[Source code of charts]
*****

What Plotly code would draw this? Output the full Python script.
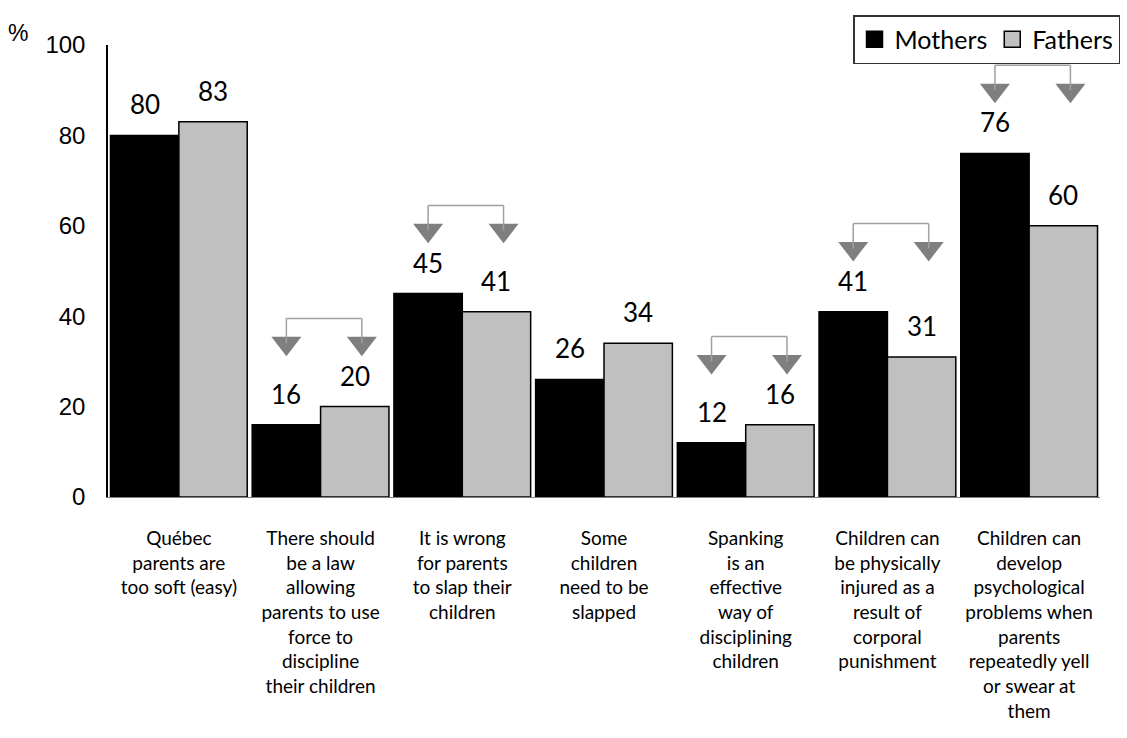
import plotly.graph_objects as go

categories = [
    "Québec<br>parents are<br>too soft (easy)",
    "There should<br>be a law<br>allowing<br>parents to use<br>force to<br>discipline<br>their children",
    "It is wrong<br>for parents<br>to slap their<br>children",
    "Some<br>children<br>need to be<br>slapped",
    "Spanking<br>is an<br>effective<br>way of<br>disciplining<br>children",
    "Children can<br>be physically<br>injured as a<br>result of<br>corporal<br>punishment",
    "Children can<br>develop<br>psychological<br>problems when<br>parents<br>repeatedly yell<br>or swear at<br>them",
]
mothers = [80, 16, 45, 26, 12, 41, 76]
fathers = [83, 20, 41, 34, 16, 31, 60]
significant = [False, True, True, False, True, True, True]
y_ticks = [0, 20, 40, 60, 80, 100]

FONT = "Lato"
bargap = 0.035
bw = (1 - bargap) / 2
xs = list(range(len(categories)))

fig = go.Figure()
fig.add_trace(go.Bar(x=xs, y=mothers, name="Mothers", marker=dict(color="black", line=dict(color="black", width=1.5)), showlegend=False))
fig.add_trace(go.Bar(x=xs, y=fathers, name="Fathers", marker=dict(color="#c0c0c0", line=dict(color="black", width=1.5)), showlegend=False))

# legend proxies
fig.add_trace(go.Scatter(x=[None], y=[None], mode="markers", name="Mothers",
                         marker=dict(symbol="square", size=20, color="black", line=dict(color="black", width=1.5))))
fig.add_trace(go.Scatter(x=[None], y=[None], mode="markers", name="Fathers",
                         marker=dict(symbol="square", size=20, color="#c0c0c0", line=dict(color="black", width=1.5))))

annotations = []
shapes = []
tri_x, tri_y = [], []
for i, (m, f) in enumerate(zip(mothers, fathers)):
    xm = i - bw / 2
    xf = i + bw / 2
    for xv, v in ((xm, m), (xf, f)):
        annotations.append(dict(x=xv, y=v, text=str(v), showarrow=False, yanchor="middle", yshift=31,
                                font=dict(family=FONT, size=26, color="black")))
    if significant[i]:
        top = max(m, f) + 19.5
        tri = top - 5.5
        line = dict(color="#a0a0a0", width=1.5)
        shapes.append(dict(type="line", xref="x", yref="y", x0=xm, x1=xf + 0.05, y0=top, y1=top, line=line))
        shapes.append(dict(type="line", xref="x", yref="y", x0=xm, x1=xm, y0=top, y1=tri, line=line))
        shapes.append(dict(type="line", xref="x", yref="y", x0=xf + 0.05, x1=xf + 0.05, y0=top, y1=tri, line=line))
        tri_x += [xm, xf + 0.05]
        tri_y += [tri, tri]

fig.add_trace(go.Scatter(x=tri_x, y=tri_y, mode="markers", showlegend=False, hoverinfo="skip",
                         marker=dict(symbol="triangle-down", size=26, color="#7f7f7f")))

annotations.append(dict(x=(18 - 108) / (1100 - 108), y=1 + (45 - 33) / (497 - 45), xref="paper", yref="paper",
                        text="%", showarrow=False, xanchor="center", yanchor="middle",
                        font=dict(family="Liberation Sans", size=23, color="black")))

fig.update_layout(
    width=1127, height=738,
    margin=dict(l=108, r=27, t=45, b=241, autoexpand=False),
    barmode="group", bargap=bargap, bargroupgap=0,
    plot_bgcolor="white", paper_bgcolor="white",
    font=dict(family=FONT, color="black"),
    shapes=shapes, annotations=annotations,
    legend=dict(orientation="h", xref="container", yref="container", x=1120 / 1127, xanchor="right",
                y=1 - 15 / 738, yanchor="top", bordercolor="#333333", borderwidth=1.5,
                font=dict(family=FONT, size=25, color="black"), bgcolor="white",
                itemwidth=30, tracegroupgap=0),
    xaxis=dict(range=[-0.5, 6.5], tickvals=xs, ticktext=categories, showgrid=False, zeroline=False,
               showline=True, linecolor="#808080", linewidth=1, ticks="", ticklabelstandoff=24,
               tickfont=dict(family=FONT, size=19, color="black")),
    yaxis=dict(range=[0, 100], tickvals=y_ticks, showgrid=False, zeroline=False, showline=True,
               linecolor="black", linewidth=1.5, ticks="", ticklabelstandoff=16,
               tickfont=dict(family="Liberation Sans", size=24, color="black")),
)

fig.write_html("out.html")
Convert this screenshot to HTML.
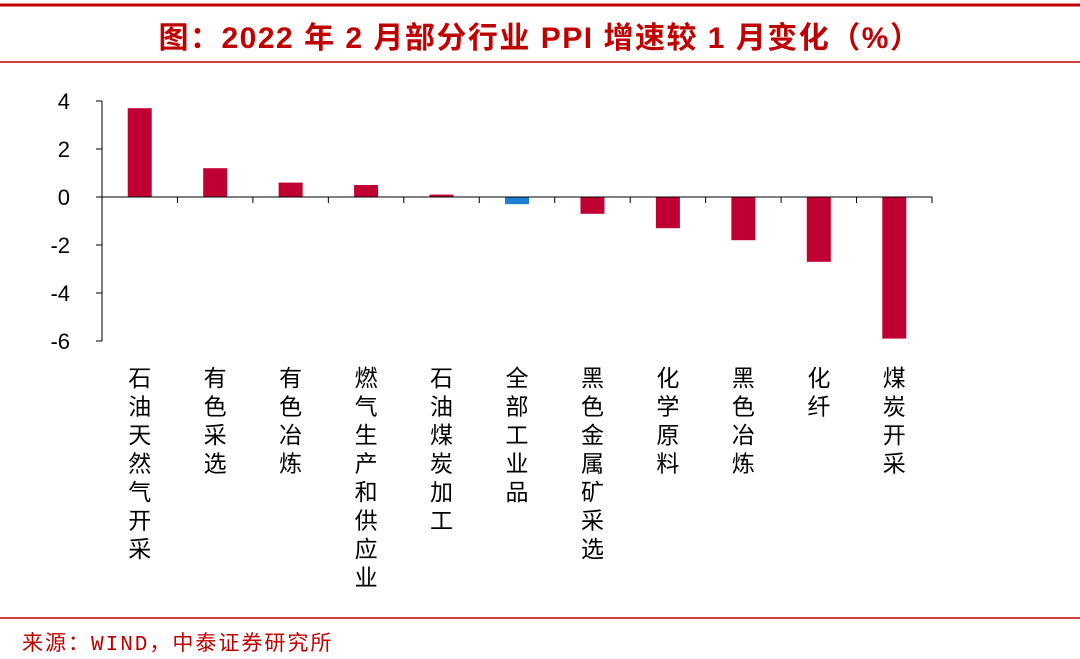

*****

What the task asks —
Reproduce only the lines of the records from the start up to and including the line that holds "import plotly.graph_objects as go"; do not carry over any picture.

Exercise output —
What Plotly code would draw this? Output the full Python script.
import plotly.graph_objects as go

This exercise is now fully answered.